Les traces inoffensives d’essais nucléaires effectués il y a plus de 50 ans aident les chercheurs à évaluer les taux d’érosion du sol. En Afrique, 65 % environ des terres agricoles du continent sont touchées par des pertes de couche arable et d’éléments nutritifs du sol causées par l’érosion, selon l’Organisation des Nations Unies pour l'alimentation et l'agriculture (FAO). Le Bénin fait partie des pays sévèrement touchés par l’érosion du sol, qui pose un problème majeur de développement économique, puisque l’agriculture représente environ 35 % du PIB du pays et 80 % de ses recettes d’exportation.

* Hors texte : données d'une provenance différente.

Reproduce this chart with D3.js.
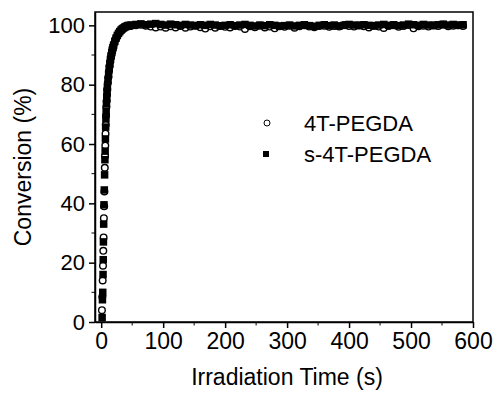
<!DOCTYPE html>
<html>
<head>
<meta charset="utf-8">
<script src="https://cdn.jsdelivr.net/npm/d3@7"></script>
<style>
  body { margin: 0; background: #fff; }
  svg { display: block; font-family: "Liberation Sans", Arial, sans-serif; }
</style>
</head>
<body>
<div id="mainDiv"></div>
<script>
// rise part of the curves
const riseTimes4T = [1.2, 1.8, 2.4, 2.9, 3.4, 3.9, 4.3, 4.8, 5.2, 5.8,
  6.2, 6.6, 7, 7.4, 7.8, 8.3, 8.8, 9.3, 9.8, 10.5,
  11.5, 12.5, 13.5, 14.5, 15.5, 16.5, 17.5, 18.5, 19.5,
  21, 23, 25, 27, 29, 31, 33, 35, 37, 39, 41, 43, 46];
const riseValues4T = [4, 8.5, 14, 19, 24, 28.5, 35, 39, 44, 52,
  56, 59.5, 63.5, 66.5, 69.5, 72.5, 74.5, 76.5, 78.5, 80.5,
  82.5, 84.5, 86.2, 87.8, 89.1, 90.2, 91.2, 92.1, 92.9,
  94, 95.2, 96.1, 96.9, 97.6, 98.1, 98.6, 99, 99.3, 99.5, 99.7, 99.8, 99.9];

const riseTimesS4T = [1.5, 2, 2.5, 3, 3.3, 3.6, 4, 4.5, 5, 5.5,
  6, 6.4, 6.8, 7.2, 7.6, 8, 8.5, 9, 9.5, 10,
  11, 12, 13, 14, 15, 16, 17, 18, 19, 20,
  22, 24, 26, 28, 30, 32, 34, 36, 38, 40, 42, 44];
const riseValuesS4T = [1.5, 7.5, 10, 16, 21, 27, 33, 39.5, 44.5, 49.6,
  54.7, 57.6, 61.7, 65.7, 68.5, 71, 73.5, 75.5, 77.5, 79,
  81.5, 83.5, 85.5, 87, 88.5, 89.7, 90.8, 91.7, 92.5, 93.3,
  94.6, 95.7, 96.6, 97.3, 97.9, 98.4, 98.8, 99.1, 99.4, 99.6, 99.8, 100.0];

// plateau part, shared time stamps
const plateauTimes = [48, 56, 64, 72, 80, 88, 96, 104, 112, 120,
  128, 136, 144, 152, 160, 168, 176, 184, 192, 200,
  208, 216, 224, 232, 240, 248, 256, 264, 272, 280,
  288, 296, 304, 312, 320, 328, 336, 344, 352, 360,
  368, 376, 384, 392, 400, 408, 416, 424, 432, 440,
  448, 456, 464, 472, 480, 488, 496, 504, 512, 520,
  528, 536, 544, 552, 560, 568, 576, 584];
const plateauValues4T = [99.8, 100.0, 100.2, 99.9, 99.6, 99.3, 99.6, 99.2, 99.7, 99.3,
  99.8, 99.2, 99.6, 99.9, 99.4, 98.9, 99.7, 99.2, 99.8, 99.5,
  99.3, 99.8, 99.6, 98.8, 99.7, 99.4, 99.9, 99.3, 99.6, 99.0,
  99.7, 99.5, 99.9, 99.2, 99.7, 100.0, 99.6, 99.4, 99.8, 99.9,
  99.5, 99.8, 99.6, 100.1, 99.8, 99.6, 100.0, 99.7, 99.3, 99.9,
  99.6, 99.1, 99.8, 100.0, 99.5, 99.8, 100.1, 99.0, 99.7, 99.9,
  99.6, 100.0, 99.8, 100.2, 99.7, 99.9, 100.0, 99.8];
const plateauValuesS4T = [100.1, 100.3, 100.5, 100.2, 100.4, 100.6, 100.3, 100.1, 100.4, 100.2,
  100.0, 100.3, 100.1, 99.9, 100.2, 100.0, 100.3, 100.1, 99.8, 100.0,
  100.2, 99.9, 100.1, 100.3, 100.0, 99.8, 100.1, 99.9, 100.2, 100.0,
  99.7, 99.9, 100.1, 99.8, 100.0, 100.2, 99.9, 99.7, 100.0, 100.2,
  99.9, 100.1, 99.8, 100.0, 100.3, 100.1, 99.9, 100.2, 100.0, 99.8,
  100.1, 100.3, 100.0, 100.2, 99.9, 100.1, 100.4, 100.2, 100.0, 100.3,
  100.1, 99.9, 100.2, 100.4, 100.1, 100.3, 100.0, 100.2];

const seriesNames = ["4T-PEGDA", "s-4T-PEGDA"];
const xTicks = [0, 100, 200, 300, 400, 500, 600];
const xMinorTicks = [50, 150, 250, 350, 450, 550];
const yTicks = [0, 20, 40, 60, 80, 100];
const yMinorTicks = [10, 30, 50, 70, 90];

const chartSize = {
  margin: ({ top: 12, right: 24, bottom: 71, left: 95 }),
  height: 393,
  width: 497,
};

function buildSeries(times, values) {
  return d3.zip(times, values).map(([t, v]) => ({ t, v }));
}

const data4T = buildSeries(riseTimes4T, riseValues4T)
  .concat(buildSeries(plateauTimes, plateauValues4T));
const dataS4T = buildSeries(riseTimesS4T, riseValuesS4T)
  .concat(buildSeries(plateauTimes, plateauValuesS4T));

const m = chartSize.margin;
const x = d3.scaleLinear()
  .domain([-10, 600])
  .range([m.left, chartSize.width - m.right]);
const y = d3.scaleLinear()
  .domain([0, 104.5])
  .range([chartSize.height - m.bottom, m.top]);

const svg = d3.select("#mainDiv")
  .append("svg")
  .attr("width", chartSize.width)
  .attr("height", chartSize.height);

// frame
svg.append("rect")
  .attr("x", m.left)
  .attr("y", m.top)
  .attr("width", x.range()[1] - m.left)
  .attr("height", y.range()[0] - m.top)
  .attr("fill", "none")
  .attr("stroke", "#000")
  .attr("stroke-width", 1.5);

// circles first, squares drawn over them
svg.append("g")
  .selectAll("circle")
  .data(data4T)
  .join("circle")
  .attr("cx", d => x(d.t))
  .attr("cy", d => y(d.v))
  .attr("r", 3.3)
  .attr("fill", "#fff")
  .attr("stroke", "#000")
  .attr("stroke-width", 1.4);

const sq = 7.5;
svg.append("g")
  .selectAll("rect")
  .data(dataS4T)
  .join("rect")
  .attr("x", d => x(d.t) - sq / 2)
  .attr("y", d => y(d.v) - sq / 2)
  .attr("width", sq)
  .attr("height", sq)
  .attr("fill", "#000");

// axes
const xAxis = g => g
  .attr("transform", `translate(0,${y(0)})`)
  .call(d3.axisBottom(x).tickValues(xTicks).tickSize(6).tickPadding(5).tickSizeOuter(0))
  .call(g => g.selectAll("text").attr("font-size", 23).attr("font-family", null))
  .call(g => g.selectAll(".minor")
    .data(xMinorTicks)
    .join("line")
    .attr("class", "minor")
    .attr("x1", d => x(d)).attr("x2", d => x(d))
    .attr("y1", 0).attr("y2", 3.5)
    .attr("stroke", "#000"));

const yAxis = g => g
  .attr("transform", `translate(${m.left},0)`)
  .call(d3.axisLeft(y).tickValues(yTicks).tickSize(6).tickPadding(4).tickSizeOuter(0))
  .call(g => g.selectAll("text").attr("font-size", 22).attr("font-family", null))
  .call(g => g.selectAll(".minor")
    .data(yMinorTicks)
    .join("line")
    .attr("class", "minor")
    .attr("y1", d => y(d)).attr("y2", d => y(d))
    .attr("x1", 0).attr("x2", -3.5)
    .attr("stroke", "#000"));

svg.append("g").call(xAxis);
svg.append("g").call(yAxis);
svg.selectAll(".domain, .tick line").attr("stroke-width", 1.5);

// axis titles
svg.append("text")
  .attr("x", (x.range()[0] + x.range()[1]) / 2 + 3)
  .attr("y", 385)
  .attr("text-anchor", "middle")
  .attr("font-size", 23)
  .text("Irradiation Time (s)");

svg.append("text")
  .attr("transform", `translate(31,${(y.range()[0] + y.range()[1]) / 2}) rotate(-90)`)
  .attr("text-anchor", "middle")
  .attr("font-size", 23)
  .text("Conversion (%)");

// legend
const legend = svg.append("g");
legend.append("circle")
  .attr("cx", 267).attr("cy", 123).attr("r", 3)
  .attr("fill", "#fff").attr("stroke", "#000");
legend.append("rect")
  .attr("x", 263).attr("y", 151).attr("width", 6).attr("height", 6)
  .attr("fill", "#000");
legend.selectAll("text")
  .data(seriesNames)
  .join("text")
  .attr("x", 304)
  .attr("y", (d, i) => 123 + i * 31)
  .attr("dy", "0.36em")
  .attr("font-size", 22)
  .text(d => d);
</script>
</body>
</html>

Lors d'une étude récente, une technique nucléaire a été utilisée pour évaluer les taux d’érosion du sol et appuyer la préservation des terres.
« Les données montrent que plus de 90 % des sols du Bénin présentent un niveau élevé de dégradation », constate Pascal Houngnandan, directeur du laboratoire de microbiologie des sols et d’écologie microbienne au sein de la faculté des sciences agronomiques de l’Université d’Abomey-Calavi, au Bénin. « Dans cette étude, on s'est servi d’instruments et de moyens qui orientent les mesures de préservation et de régénération des terres agricoles, une question particulièrement cruciale puisque toute production agricole dépend du sol. »
La plus grande part des terres cultivables du Bénin est utilisée par de petites exploitations familiales fondées sur le travail manuel et une grande variabilité des cultures. Ces petites parcelles aux limites physiques multiples et irrégulières rendent difficile d’obtenir des résultats représentatifs et fiables par les méthodes classiques de mesure de l’érosion du sol.
Les techniques fondées sur les radionucléides sont nettement mieux adaptées : les radionucléides de césium 137 (137Cs) rejetés dans l’atmosphère par les essais d’armes nucléaires et retombés sur les sols du monde entier au cours des années 1950 et 1960 peuvent être utilisés pour mesurer l’érosion des sols. Si la quantité de césium 137 dans le sol au site étudié est inférieure à celle trouvée dans des zones témoins non touchées par l’érosion, cela signifie que l’érosion y a causé la perte d’une partie du sol. On peut quantifier cette différence, ce qui permet aux scientifiques d’évaluer le taux d’érosion et les conséquences de celle-ci sur la fertilité des sols en mesurant le césium 137.